Written problem: Look through the material and tally each line bearing the word "chart". Give only the total.
[Begin Supplied information]
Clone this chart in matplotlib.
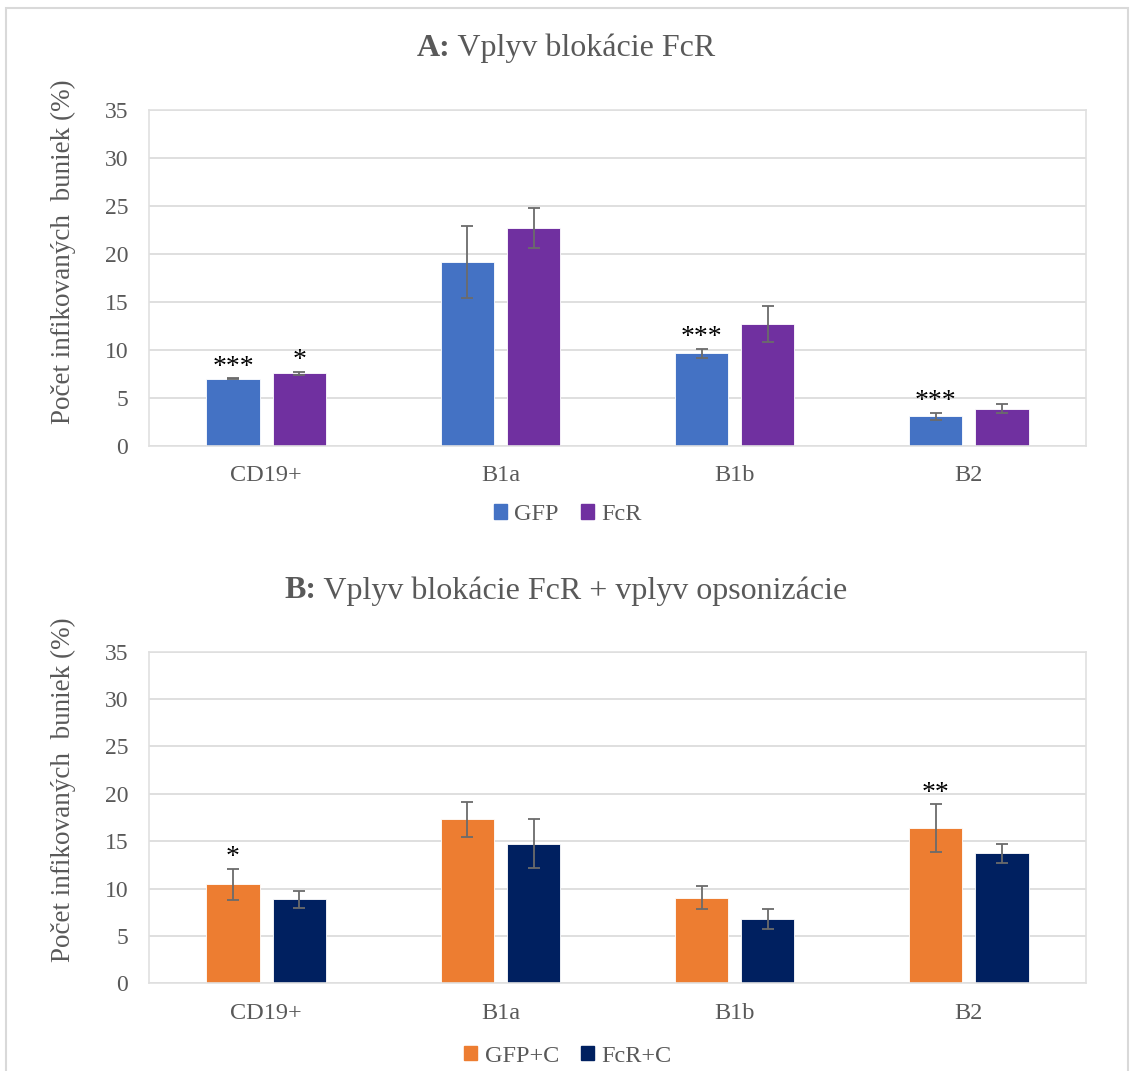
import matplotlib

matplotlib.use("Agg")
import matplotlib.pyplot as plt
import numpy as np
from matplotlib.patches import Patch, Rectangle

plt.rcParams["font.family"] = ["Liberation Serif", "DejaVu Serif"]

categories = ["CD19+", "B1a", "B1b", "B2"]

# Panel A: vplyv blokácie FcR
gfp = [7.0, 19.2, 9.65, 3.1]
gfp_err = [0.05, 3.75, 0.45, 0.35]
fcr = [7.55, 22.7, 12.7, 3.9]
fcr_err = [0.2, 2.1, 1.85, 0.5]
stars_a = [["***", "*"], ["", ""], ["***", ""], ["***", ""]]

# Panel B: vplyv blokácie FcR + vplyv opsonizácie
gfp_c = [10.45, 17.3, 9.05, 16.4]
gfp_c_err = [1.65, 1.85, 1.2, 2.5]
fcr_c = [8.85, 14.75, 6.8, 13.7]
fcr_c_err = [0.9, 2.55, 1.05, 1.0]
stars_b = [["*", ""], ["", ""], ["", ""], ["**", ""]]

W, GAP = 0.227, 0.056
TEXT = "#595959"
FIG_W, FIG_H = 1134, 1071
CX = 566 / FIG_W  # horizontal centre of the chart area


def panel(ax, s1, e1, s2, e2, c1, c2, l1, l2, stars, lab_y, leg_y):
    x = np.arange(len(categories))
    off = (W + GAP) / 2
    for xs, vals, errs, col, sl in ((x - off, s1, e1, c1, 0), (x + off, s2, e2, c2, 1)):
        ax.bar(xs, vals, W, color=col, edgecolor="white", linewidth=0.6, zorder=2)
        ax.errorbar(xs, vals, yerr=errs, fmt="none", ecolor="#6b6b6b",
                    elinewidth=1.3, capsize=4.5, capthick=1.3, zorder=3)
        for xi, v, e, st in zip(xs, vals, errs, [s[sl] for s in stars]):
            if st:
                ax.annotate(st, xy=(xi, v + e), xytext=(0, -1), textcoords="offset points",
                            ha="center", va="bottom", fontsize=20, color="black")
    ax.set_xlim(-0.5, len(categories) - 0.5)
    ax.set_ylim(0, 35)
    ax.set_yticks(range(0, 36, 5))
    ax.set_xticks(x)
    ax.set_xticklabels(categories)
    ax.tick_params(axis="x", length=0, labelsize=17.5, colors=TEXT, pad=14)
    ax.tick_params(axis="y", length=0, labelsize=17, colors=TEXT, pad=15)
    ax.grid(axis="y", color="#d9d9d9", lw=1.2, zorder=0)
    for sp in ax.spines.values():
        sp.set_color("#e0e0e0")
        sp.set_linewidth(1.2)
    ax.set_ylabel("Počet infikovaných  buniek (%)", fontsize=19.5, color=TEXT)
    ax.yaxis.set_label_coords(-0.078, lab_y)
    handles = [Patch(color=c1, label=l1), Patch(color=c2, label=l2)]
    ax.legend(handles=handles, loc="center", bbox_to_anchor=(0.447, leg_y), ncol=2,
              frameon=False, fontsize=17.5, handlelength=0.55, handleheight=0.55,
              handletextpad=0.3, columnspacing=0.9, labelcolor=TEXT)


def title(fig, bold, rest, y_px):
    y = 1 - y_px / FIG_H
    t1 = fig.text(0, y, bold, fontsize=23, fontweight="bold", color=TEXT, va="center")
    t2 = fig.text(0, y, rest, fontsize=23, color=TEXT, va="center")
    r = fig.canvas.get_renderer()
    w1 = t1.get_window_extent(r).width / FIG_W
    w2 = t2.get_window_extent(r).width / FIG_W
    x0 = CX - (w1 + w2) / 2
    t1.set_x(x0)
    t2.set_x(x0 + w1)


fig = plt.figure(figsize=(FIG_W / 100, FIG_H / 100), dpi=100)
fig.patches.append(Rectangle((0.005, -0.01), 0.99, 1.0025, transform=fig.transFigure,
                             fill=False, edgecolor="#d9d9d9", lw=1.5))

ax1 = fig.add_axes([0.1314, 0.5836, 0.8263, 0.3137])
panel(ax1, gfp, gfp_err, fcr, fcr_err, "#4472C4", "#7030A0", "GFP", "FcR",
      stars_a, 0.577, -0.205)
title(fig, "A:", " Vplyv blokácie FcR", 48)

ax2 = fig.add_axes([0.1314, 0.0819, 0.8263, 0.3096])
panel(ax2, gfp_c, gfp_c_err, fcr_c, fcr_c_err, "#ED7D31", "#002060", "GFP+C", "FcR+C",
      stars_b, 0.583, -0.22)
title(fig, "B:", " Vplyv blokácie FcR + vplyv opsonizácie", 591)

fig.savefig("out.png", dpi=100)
[End Supplied information]
Reply to the exercise: 2